OpenIO: Our grid architecture is completely distributed and components are loosely coupled. There is no central, nor distributed lock management, so no single component sees the whole traffic. This enables the data layer, the metadata layer and the access layer (the S3 gateways) to scale linearly. At the end of the day, performance is all about using the hardware of a server with the least overhead possible and multiplying by the number of servers to achieve the right figure for the targeted performance. That makes it really easy!

Blocks & Files: What was the media used?

OpenIO: We were using magnetic hard drives in 3.5 LFF format, of 8TB each. There were 15 drives per server; 352 servers. This is for the data part. The metadata were stored on a single 240GB SSD on each of the 352 servers. OpenIO typically requires less than 1% of the overall capacity for the metadata storage.

Blocks & Files: What was the server configuration? 

OpenIO: We used the hardware that Criteo deploys in production for their production datalake… These servers are meant to be running the Hadoop stack with a mix of storage through HDFS and big data compute. They are standard 2U servers, with 10GigE ethernet links.
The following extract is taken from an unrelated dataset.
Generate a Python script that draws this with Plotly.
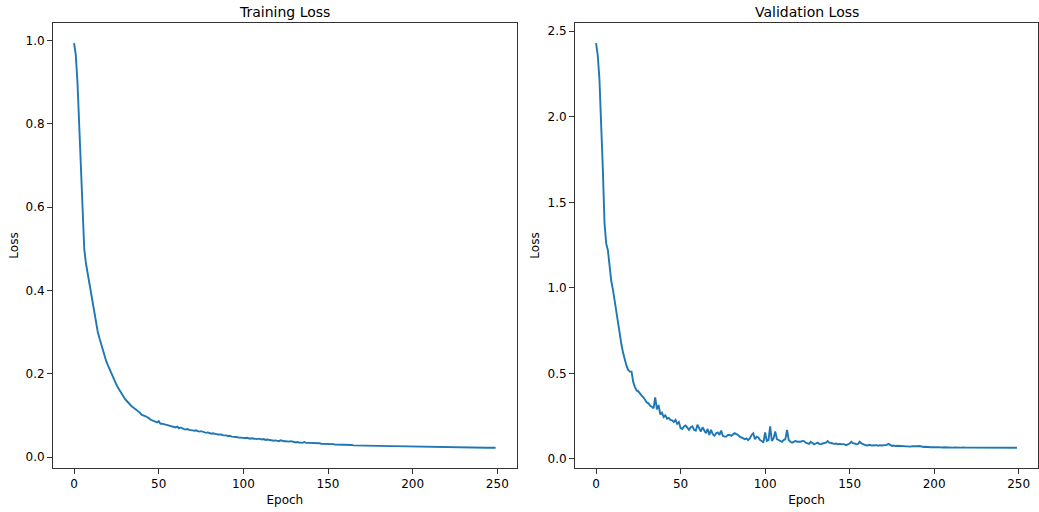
import plotly.graph_objects as go

train_loss = [
    0.993, 0.965, 0.900, 0.800, 0.680, 0.570, 0.500, 0.465, 0.440, 0.420,
    0.400, 0.370, 0.345, 0.320, 0.300, 0.285, 0.270, 0.255, 0.242, 0.230,
    0.220, 0.210, 0.200, 0.190, 0.182, 0.174, 0.166, 0.159, 0.152, 0.146,
    0.140, 0.135, 0.130, 0.126, 0.122, 0.119, 0.116, 0.114, 0.110, 0.106,
    0.101, 0.100, 0.098, 0.096, 0.094, 0.090, 0.088, 0.086, 0.084, 0.083,
    0.086, 0.080, 0.080, 0.079, 0.078, 0.077, 0.076, 0.075, 0.074, 0.072,
    0.071, 0.073, 0.069, 0.071, 0.068, 0.067, 0.066, 0.067, 0.065, 0.065,
    0.064, 0.063, 0.064, 0.062, 0.061, 0.062, 0.060, 0.059, 0.058, 0.059,
    0.057, 0.056, 0.057, 0.055, 0.055, 0.054, 0.054, 0.054, 0.052, 0.052,
    0.052, 0.050, 0.051, 0.049, 0.049, 0.049, 0.048, 0.047, 0.047, 0.046,
    0.046, 0.045, 0.046, 0.045, 0.044, 0.045, 0.044, 0.043, 0.043, 0.044,
    0.043, 0.042, 0.043, 0.041, 0.042, 0.041, 0.040, 0.040, 0.039, 0.040,
    0.039, 0.038, 0.040, 0.038, 0.038, 0.038, 0.037, 0.037, 0.038, 0.036,
    0.036, 0.035, 0.036, 0.035, 0.035, 0.034, 0.036, 0.034, 0.034, 0.034,
    0.034, 0.033, 0.034, 0.033, 0.033, 0.033, 0.032, 0.032, 0.032, 0.032,
    0.031, 0.031, 0.031, 0.031, 0.030, 0.030, 0.030, 0.030, 0.030, 0.029,
    0.029, 0.029, 0.029, 0.029, 0.029, 0.028, 0.028, 0.028, 0.028, 0.028,
    0.028, 0.028, 0.027, 0.027, 0.027, 0.027, 0.027, 0.027, 0.027, 0.027,
    0.0270, 0.0270, 0.0268, 0.0267, 0.0265, 0.0264, 0.0263, 0.0262, 0.0261, 0.0260,
    0.0259, 0.0258, 0.0257, 0.0256, 0.0255, 0.0254, 0.0253, 0.0252, 0.0251, 0.0250,
    0.0249, 0.0248, 0.0247, 0.0246, 0.0245, 0.0244, 0.0243, 0.0242, 0.0242, 0.0241,
    0.0240, 0.0240, 0.0239, 0.0238, 0.0238, 0.0237, 0.0236, 0.0236, 0.0235, 0.0235,
    0.0234, 0.0234, 0.0233, 0.0233, 0.0232, 0.0232, 0.0231, 0.0231, 0.0230, 0.0230,
    0.0230, 0.0229, 0.0229, 0.0228, 0.0228, 0.0228, 0.0227, 0.0227, 0.0226, 0.0226,
    0.0226, 0.0225, 0.0225, 0.0224, 0.0224, 0.0224, 0.0223, 0.0223, 0.0222, 0.0222,
]

val_loss = [
    2.430, 2.360, 2.220, 2.000, 1.700, 1.380, 1.260, 1.220, 1.120, 1.040,
    0.990, 0.920, 0.850, 0.780, 0.720, 0.670, 0.620, 0.580, 0.545, 0.520,
    0.510, 0.510, 0.450, 0.420, 0.400, 0.395, 0.380, 0.370, 0.360, 0.345,
    0.330, 0.325, 0.310, 0.305, 0.295, 0.360, 0.290, 0.315, 0.260, 0.270,
    0.245, 0.255, 0.235, 0.240, 0.228, 0.225, 0.215, 0.228, 0.205, 0.215,
    0.180, 0.175, 0.190, 0.195, 0.185, 0.170, 0.185, 0.190, 0.170, 0.165,
    0.200, 0.175, 0.160, 0.185, 0.170, 0.150, 0.175, 0.140, 0.170, 0.145,
    0.135, 0.150, 0.155, 0.140, 0.165, 0.135, 0.130, 0.130, 0.140, 0.140,
    0.135, 0.145, 0.150, 0.145, 0.140, 0.130, 0.125, 0.120, 0.115, 0.120,
    0.110, 0.120, 0.140, 0.150, 0.115, 0.130, 0.125, 0.110, 0.105, 0.095,
    0.155, 0.105, 0.110, 0.190, 0.105, 0.120, 0.160, 0.115, 0.110, 0.105,
    0.100, 0.110, 0.115, 0.170, 0.110, 0.100, 0.095, 0.100, 0.105, 0.100,
    0.098, 0.100, 0.105, 0.104, 0.095, 0.092, 0.088, 0.100, 0.090, 0.085,
    0.090, 0.095, 0.088, 0.085, 0.090, 0.092, 0.095, 0.104, 0.095, 0.093,
    0.090, 0.088, 0.090, 0.085, 0.088, 0.087, 0.090, 0.085, 0.080, 0.083,
    0.090, 0.100, 0.092, 0.090, 0.085, 0.088, 0.100, 0.090, 0.085, 0.080,
    0.078, 0.080, 0.082, 0.078, 0.080, 0.079, 0.080, 0.077, 0.080, 0.078,
    0.079, 0.077, 0.082, 0.088, 0.080, 0.076, 0.078, 0.075, 0.077, 0.076,
    0.075, 0.076, 0.074, 0.075, 0.073, 0.074, 0.072, 0.074, 0.073, 0.072,
    0.074, 0.075, 0.072, 0.071, 0.070, 0.071, 0.069, 0.070, 0.068, 0.069,
    0.067, 0.068, 0.069, 0.067, 0.068, 0.067, 0.068, 0.067, 0.066, 0.068,
    0.067, 0.066, 0.067, 0.066, 0.067, 0.066, 0.066, 0.067, 0.065, 0.066,
    0.066, 0.066, 0.065, 0.066, 0.065, 0.066, 0.065, 0.065, 0.066, 0.065,
    0.065, 0.066, 0.065, 0.065, 0.066, 0.065, 0.065, 0.065, 0.066, 0.065,
    0.065, 0.065, 0.066, 0.065, 0.065, 0.065, 0.066, 0.065, 0.065, 0.065,
]

epochs = list(range(len(train_loss)))
x_ticks = [0, 50, 100, 150, 200, 250]
train_y_ticks = [0.0, 0.2, 0.4, 0.6, 0.8, 1.0]
val_y_ticks = [0.0, 0.5, 1.0, 1.5, 2.0, 2.5]
titles = ["Training Loss", "Validation Loss"]


def padded(lo, hi, m=0.05):
    d = hi - lo
    return [lo - m * d, hi + m * d]


FONT = "DejaVu Sans"
LINE = "#1f77b4"
W, H = 1039, 512
ML, MR, MT, MB = 53, 1, 23, 44
plot_w = W - ML - MR
dom1 = [0.0, (516.7 - ML) / plot_w]
dom2 = [(575.0 - ML) / plot_w, 1.0]

fig = go.Figure()
fig.add_trace(go.Scatter(x=epochs, y=train_loss, mode="lines",
                         line=dict(color=LINE, width=1.9), xaxis="x", yaxis="y",
                         showlegend=False, hoverinfo="skip"))
fig.add_trace(go.Scatter(x=list(range(len(val_loss))), y=val_loss, mode="lines",
                         line=dict(color=LINE, width=1.9), xaxis="x2", yaxis="y2",
                         showlegend=False, hoverinfo="skip"))

axis_common = dict(showline=True, linecolor="#333333", linewidth=1, mirror=True,
                   ticks="outside", ticklen=5, tickwidth=1, tickcolor="#333333",
                   showgrid=False, zeroline=False,
                   tickfont=dict(family=FONT, size=12, color="black"))

xr = padded(0, len(train_loss) - 1)
fig.update_layout(
    width=W, height=H,
    margin=dict(l=ML, r=MR, t=MT, b=MB),
    paper_bgcolor="white", plot_bgcolor="white",
    font=dict(family=FONT, size=12, color="black"),
    xaxis=dict(domain=dom1, range=xr, tickvals=x_ticks, anchor="y",
               title=dict(text="Epoch", standoff=5, font=dict(family=FONT, size=12)),
               **axis_common),
    yaxis=dict(domain=[0, 1], range=padded(min(train_loss), max(train_loss)),
               tickvals=train_y_ticks, tickformat=".1f", anchor="x",
               title=dict(text="Loss", standoff=4, font=dict(family=FONT, size=12)),
               **axis_common),
    xaxis2=dict(domain=dom2, range=padded(0, len(val_loss) - 1), tickvals=x_ticks, anchor="y2",
                title=dict(text="Epoch", standoff=5, font=dict(family=FONT, size=12)),
                **axis_common),
    yaxis2=dict(domain=[0, 1], range=padded(min(val_loss), max(val_loss)),
                tickvals=val_y_ticks, tickformat=".1f", anchor="x2",
                title=dict(text="Loss", standoff=5, font=dict(family=FONT, size=12)),
                **axis_common),
    annotations=[
        dict(text=titles[0], x=(dom1[0] + dom1[1]) / 2, y=1, xref="paper", yref="paper",
             xanchor="center", yanchor="bottom", yshift=1, showarrow=False,
             font=dict(family=FONT, size=14, color="black")),
        dict(text=titles[1], x=(dom2[0] + dom2[1]) / 2, y=1, xref="paper", yref="paper",
             xanchor="center", yanchor="bottom", yshift=1, showarrow=False,
             font=dict(family=FONT, size=14, color="black")),
    ],
)

fig.write_html("out.html")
Here is the detailed configuration;

  • HPE 2U ProLiant DL380 Gen10, 
  • CPU 2 x Intel Skylake Gold 6140
  • RAM 384 GB (12 x 32 GB – SK Hynix, DDR4 RDIMM @2 666 MHz)
  • System drives 2 x 240 GB SSD (only one used for the metadata layer) Micron 5100 ECO
  • Capacity drives SATA HDD – LFF – Hotswap 15 x 8 TB Seagate
  • Network 2 x SFP+ 10 Gbit/s HPE 562FLR-SFP + Adapter Intel X710 (only one attached and functional)

Blocks & Files: Was the write work spread evenly across the servers?

OpenIO: Yes. The write work was coming from the production datalake of Criteo (2.500 servers), i.e. it was coming from many sources, and targeting many destinations within the OpenIO cluster, as each node, each physical server, is an S3 gateway, a metadata node and a data node at the same time. Criteo used a classic DNS Round Robin mechanism to route the traffic to the cluster (350 endpoints) as a first level of load balancing.

As this is never perfect, OpenIO implements our own load balancing mechanism as a secondary level: each of the OpenIO S3 gateways is able to share the load with the others. This produced a very even write flow, with each gateway taking 1/350 of the whole write calls.

Blocks & Files: How were the servers connected to the host system?

OpenIO: There is no host system. It is one platform, the production datalake of Criteo (2,500 nodes) writing data to another platform, the OpenIO S3 platform (352 nodes). The operation was performed through a distributed copy tool from the Hadoop environment. The tool is called distCp and it can read and write, from and to HDFS or S3.

From a network standpoint, the two platforms are nested together, and the servers from both sides belong to the same fully-meshed fabric. The network is non-limiting, meaning that each node can reach its theoretical 10 Gbit/s bandwidth talking to the other nodes.

Blocks & Files: How many hosts were in that system and did the writing?

OpenIO: It was 352 nodes running the OpenIO software, every node serving a part of the data, metadata and gateway operations. All were involved in the writing process… the nicest part, is that with more nodes, or more network bandwidth and more drives on each node, the achievable bandwidth would have been higher, in a linear way. As we are more and more focused on providing the best big data storage platform, we believe that the performance and scalability of the design of OpenIO will put us ahead of our league.